***** Material for this exercise *****

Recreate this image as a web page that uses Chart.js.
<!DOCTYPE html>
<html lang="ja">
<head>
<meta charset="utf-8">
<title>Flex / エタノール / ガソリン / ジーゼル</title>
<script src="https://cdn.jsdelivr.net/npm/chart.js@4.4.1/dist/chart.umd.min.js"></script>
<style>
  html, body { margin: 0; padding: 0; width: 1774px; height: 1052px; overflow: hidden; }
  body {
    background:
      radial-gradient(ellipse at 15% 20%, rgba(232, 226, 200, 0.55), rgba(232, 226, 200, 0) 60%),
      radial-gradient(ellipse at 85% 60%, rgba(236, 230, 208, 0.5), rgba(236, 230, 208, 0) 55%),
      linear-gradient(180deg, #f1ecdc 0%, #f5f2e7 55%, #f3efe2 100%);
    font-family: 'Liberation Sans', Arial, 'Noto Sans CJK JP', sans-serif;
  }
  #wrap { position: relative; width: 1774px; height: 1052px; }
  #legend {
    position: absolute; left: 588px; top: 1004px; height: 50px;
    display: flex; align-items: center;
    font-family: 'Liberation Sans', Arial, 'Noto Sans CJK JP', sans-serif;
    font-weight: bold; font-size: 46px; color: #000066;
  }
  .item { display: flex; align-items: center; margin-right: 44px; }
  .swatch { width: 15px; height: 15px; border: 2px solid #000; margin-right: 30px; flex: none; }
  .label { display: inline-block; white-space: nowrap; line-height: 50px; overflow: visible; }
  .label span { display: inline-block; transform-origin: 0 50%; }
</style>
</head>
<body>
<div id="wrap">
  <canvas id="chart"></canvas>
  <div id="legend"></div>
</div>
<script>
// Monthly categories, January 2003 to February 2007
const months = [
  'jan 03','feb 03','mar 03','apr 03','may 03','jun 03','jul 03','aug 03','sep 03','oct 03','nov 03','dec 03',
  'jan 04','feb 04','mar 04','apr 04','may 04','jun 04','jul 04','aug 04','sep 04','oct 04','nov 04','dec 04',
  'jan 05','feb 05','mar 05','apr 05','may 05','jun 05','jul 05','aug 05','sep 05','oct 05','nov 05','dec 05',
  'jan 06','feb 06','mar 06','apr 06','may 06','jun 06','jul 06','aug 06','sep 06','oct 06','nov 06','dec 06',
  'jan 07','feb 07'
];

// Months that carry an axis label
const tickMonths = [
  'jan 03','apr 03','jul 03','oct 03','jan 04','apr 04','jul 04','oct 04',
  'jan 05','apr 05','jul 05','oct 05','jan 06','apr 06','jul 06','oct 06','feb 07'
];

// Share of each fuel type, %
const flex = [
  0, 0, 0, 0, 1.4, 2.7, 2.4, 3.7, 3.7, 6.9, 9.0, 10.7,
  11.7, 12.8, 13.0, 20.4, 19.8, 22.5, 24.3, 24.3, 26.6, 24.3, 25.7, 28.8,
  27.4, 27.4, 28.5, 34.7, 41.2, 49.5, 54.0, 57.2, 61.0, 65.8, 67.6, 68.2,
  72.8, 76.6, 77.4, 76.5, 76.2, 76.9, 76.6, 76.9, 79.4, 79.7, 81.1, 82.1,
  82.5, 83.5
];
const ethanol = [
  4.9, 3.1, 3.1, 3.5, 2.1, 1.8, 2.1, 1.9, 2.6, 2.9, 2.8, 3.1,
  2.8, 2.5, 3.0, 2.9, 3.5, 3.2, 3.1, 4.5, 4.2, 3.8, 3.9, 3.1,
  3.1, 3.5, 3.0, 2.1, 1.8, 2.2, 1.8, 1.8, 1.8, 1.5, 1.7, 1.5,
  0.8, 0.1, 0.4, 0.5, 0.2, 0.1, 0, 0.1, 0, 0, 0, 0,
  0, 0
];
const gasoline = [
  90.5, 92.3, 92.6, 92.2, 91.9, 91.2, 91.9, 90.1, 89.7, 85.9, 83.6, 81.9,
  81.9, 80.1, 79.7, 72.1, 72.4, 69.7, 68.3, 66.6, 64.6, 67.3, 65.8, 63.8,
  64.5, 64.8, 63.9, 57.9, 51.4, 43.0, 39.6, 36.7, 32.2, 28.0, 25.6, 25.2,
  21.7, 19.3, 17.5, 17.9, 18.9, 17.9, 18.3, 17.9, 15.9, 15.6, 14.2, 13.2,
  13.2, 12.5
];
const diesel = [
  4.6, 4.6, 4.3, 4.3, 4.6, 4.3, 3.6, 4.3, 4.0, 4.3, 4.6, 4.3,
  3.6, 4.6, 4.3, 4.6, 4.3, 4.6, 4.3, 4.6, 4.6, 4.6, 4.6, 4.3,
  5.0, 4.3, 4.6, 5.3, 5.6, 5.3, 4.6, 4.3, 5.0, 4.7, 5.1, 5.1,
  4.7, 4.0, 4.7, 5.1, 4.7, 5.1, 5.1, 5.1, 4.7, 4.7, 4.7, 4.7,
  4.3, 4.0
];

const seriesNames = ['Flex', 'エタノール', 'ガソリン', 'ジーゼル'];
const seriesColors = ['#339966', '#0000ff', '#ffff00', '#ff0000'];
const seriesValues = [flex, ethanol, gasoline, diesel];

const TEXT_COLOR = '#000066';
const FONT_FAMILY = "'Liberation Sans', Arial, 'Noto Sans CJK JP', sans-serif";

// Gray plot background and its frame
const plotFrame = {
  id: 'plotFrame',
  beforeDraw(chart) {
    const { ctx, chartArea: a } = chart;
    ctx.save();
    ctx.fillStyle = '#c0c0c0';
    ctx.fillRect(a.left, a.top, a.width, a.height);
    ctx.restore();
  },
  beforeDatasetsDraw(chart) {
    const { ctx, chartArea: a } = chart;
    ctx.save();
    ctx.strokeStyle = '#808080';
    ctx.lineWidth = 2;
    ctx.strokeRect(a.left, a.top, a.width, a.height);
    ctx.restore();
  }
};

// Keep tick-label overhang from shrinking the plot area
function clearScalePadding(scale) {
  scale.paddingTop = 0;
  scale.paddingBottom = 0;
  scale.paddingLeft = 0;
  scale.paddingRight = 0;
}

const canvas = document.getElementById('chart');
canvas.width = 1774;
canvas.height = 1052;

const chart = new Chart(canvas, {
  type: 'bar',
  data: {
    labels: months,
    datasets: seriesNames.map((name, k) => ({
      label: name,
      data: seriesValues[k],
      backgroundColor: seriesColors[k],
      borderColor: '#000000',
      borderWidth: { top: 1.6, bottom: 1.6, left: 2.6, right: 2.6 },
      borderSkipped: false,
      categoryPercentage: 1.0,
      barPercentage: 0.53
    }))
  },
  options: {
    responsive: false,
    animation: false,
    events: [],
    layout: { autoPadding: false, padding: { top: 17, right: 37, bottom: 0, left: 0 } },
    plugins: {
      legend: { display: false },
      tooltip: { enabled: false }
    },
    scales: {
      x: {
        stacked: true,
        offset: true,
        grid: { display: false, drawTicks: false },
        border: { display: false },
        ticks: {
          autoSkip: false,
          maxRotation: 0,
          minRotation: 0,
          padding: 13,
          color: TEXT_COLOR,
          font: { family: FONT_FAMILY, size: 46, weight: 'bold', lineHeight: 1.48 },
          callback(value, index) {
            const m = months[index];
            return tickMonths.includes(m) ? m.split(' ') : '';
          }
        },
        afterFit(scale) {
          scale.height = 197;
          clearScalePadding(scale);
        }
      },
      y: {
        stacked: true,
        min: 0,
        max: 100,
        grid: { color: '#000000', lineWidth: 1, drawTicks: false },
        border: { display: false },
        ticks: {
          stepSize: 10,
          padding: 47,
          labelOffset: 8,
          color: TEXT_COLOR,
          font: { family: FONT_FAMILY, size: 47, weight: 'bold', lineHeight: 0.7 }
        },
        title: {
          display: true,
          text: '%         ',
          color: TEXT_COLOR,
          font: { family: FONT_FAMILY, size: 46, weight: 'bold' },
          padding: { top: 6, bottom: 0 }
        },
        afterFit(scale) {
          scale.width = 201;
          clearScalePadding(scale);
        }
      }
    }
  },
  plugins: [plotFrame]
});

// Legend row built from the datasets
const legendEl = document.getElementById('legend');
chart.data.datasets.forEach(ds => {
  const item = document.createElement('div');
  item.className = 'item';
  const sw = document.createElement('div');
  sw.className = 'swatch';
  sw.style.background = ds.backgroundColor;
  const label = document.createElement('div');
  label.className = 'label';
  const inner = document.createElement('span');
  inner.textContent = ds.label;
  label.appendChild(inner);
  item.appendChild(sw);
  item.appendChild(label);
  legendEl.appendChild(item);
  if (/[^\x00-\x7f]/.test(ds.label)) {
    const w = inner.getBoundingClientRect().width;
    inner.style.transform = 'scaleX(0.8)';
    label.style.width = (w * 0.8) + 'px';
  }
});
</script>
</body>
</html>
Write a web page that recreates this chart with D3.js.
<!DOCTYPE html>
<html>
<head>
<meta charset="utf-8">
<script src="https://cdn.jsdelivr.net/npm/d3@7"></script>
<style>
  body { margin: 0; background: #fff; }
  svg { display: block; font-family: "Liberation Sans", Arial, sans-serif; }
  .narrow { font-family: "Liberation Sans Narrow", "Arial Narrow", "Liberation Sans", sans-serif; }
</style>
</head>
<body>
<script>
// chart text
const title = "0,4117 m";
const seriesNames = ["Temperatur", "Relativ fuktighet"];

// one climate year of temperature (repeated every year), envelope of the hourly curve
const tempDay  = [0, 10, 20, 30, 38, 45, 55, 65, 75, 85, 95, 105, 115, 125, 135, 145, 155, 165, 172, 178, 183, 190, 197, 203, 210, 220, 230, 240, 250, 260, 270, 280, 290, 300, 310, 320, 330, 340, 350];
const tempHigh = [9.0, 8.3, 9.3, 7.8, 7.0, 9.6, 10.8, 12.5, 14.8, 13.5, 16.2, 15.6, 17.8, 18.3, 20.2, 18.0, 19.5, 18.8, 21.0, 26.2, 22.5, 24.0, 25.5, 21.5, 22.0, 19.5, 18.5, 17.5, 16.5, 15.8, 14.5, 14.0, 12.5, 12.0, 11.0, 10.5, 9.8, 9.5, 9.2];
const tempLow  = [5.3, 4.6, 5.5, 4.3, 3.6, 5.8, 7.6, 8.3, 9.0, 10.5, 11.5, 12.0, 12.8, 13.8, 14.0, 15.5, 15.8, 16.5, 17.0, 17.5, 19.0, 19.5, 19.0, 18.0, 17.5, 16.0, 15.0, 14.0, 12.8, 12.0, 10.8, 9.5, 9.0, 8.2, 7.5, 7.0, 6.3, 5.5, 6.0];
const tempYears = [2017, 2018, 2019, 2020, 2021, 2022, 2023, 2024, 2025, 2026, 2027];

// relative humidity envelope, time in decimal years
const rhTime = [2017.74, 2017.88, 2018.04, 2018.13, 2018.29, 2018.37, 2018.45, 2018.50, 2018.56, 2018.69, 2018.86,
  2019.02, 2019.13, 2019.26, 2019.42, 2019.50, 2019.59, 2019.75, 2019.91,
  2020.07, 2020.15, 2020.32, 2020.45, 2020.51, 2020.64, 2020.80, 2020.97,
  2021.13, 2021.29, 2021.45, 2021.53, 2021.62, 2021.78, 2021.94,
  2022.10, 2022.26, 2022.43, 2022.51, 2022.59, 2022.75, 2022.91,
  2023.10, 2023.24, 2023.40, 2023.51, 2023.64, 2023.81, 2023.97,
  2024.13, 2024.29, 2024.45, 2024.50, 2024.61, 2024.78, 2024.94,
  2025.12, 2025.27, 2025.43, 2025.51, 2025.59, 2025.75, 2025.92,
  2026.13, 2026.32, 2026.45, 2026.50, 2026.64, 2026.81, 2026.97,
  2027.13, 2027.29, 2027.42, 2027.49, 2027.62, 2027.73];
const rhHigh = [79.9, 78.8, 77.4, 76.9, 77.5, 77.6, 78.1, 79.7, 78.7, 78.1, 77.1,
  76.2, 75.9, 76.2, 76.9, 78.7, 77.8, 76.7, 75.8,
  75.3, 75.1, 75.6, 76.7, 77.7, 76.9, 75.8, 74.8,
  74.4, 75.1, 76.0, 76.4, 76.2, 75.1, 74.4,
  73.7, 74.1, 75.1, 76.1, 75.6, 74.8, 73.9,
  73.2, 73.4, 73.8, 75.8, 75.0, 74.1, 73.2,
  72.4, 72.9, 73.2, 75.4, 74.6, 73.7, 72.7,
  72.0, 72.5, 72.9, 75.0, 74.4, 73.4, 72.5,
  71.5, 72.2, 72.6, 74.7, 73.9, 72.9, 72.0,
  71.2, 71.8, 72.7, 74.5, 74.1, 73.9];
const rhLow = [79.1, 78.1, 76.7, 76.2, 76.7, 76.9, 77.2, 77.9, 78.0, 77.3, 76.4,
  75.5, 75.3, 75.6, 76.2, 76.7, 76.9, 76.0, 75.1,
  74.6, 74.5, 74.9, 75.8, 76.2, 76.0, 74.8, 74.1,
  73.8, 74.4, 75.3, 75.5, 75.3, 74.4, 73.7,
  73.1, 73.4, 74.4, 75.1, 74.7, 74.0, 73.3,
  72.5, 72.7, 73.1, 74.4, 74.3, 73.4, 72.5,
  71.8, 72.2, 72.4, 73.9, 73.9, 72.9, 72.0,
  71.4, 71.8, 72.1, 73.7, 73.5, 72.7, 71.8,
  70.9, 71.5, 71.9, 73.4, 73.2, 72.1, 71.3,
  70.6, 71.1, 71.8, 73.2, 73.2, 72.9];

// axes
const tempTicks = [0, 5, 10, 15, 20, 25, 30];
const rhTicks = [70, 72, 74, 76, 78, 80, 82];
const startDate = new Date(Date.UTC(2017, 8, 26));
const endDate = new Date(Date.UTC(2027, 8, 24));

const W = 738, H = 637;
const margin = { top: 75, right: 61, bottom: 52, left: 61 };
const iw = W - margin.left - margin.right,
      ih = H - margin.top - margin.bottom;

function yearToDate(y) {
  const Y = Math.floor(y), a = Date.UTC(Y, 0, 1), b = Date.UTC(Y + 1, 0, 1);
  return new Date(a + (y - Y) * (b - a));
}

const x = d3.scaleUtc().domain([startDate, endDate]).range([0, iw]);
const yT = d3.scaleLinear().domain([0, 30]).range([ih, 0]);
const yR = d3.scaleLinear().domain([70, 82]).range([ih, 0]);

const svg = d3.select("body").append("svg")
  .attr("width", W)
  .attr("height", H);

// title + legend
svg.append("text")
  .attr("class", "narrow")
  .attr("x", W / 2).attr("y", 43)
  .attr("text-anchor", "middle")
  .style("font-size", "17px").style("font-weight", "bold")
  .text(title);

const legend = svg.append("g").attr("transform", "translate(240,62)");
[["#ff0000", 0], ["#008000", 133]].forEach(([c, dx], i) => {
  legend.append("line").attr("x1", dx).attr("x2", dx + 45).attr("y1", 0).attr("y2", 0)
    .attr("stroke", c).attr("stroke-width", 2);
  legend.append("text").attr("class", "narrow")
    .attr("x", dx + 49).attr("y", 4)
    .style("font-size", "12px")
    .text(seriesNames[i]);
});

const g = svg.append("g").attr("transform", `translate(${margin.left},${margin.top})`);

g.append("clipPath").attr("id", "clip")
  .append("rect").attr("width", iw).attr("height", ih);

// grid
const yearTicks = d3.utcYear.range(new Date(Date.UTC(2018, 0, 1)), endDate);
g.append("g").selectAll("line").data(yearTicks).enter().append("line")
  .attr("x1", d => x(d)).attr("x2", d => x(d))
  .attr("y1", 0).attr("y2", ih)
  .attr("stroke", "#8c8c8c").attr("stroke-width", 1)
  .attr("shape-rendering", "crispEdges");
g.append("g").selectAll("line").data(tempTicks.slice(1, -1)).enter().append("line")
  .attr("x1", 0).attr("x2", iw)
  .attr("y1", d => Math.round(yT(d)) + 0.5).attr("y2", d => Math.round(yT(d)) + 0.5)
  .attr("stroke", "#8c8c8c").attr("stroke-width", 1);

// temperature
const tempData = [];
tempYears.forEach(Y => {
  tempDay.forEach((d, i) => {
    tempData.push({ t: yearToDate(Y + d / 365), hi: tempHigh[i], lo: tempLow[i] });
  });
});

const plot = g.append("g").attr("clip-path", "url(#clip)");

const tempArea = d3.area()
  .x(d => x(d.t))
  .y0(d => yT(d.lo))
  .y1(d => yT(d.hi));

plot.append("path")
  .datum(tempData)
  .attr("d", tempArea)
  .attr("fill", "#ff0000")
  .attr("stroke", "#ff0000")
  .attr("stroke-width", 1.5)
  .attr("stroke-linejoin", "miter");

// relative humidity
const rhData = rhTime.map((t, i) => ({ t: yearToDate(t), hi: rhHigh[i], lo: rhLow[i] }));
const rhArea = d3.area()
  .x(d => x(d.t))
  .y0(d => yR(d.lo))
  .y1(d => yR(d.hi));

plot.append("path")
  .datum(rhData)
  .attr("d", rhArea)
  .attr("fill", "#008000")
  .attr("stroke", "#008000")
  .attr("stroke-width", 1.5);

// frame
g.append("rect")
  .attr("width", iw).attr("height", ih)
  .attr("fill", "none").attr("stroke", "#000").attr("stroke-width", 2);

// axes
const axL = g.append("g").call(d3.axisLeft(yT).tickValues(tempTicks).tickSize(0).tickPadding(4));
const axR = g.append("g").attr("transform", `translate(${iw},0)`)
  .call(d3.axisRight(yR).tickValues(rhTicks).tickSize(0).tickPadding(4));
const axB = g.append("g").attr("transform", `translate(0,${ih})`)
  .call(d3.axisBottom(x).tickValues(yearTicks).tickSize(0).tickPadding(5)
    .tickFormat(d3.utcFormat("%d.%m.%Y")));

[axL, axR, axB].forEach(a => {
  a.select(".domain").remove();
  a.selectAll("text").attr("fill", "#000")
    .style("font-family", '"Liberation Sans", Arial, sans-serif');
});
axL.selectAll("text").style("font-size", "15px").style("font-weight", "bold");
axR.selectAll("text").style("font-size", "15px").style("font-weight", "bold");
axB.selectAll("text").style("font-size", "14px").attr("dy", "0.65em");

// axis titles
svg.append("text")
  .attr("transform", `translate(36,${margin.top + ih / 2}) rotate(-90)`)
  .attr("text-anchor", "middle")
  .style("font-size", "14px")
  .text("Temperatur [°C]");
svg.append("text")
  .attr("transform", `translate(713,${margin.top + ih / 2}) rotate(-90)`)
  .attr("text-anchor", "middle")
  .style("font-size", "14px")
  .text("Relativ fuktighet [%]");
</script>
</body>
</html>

*****

● **Written instruction**: In the entries above, find lines with "that" and copy each.

● **Written answer**:
Recreate this image as a web page that uses Chart.js.
// Months that carry an axis label
Write a web page that recreates this chart with D3.js.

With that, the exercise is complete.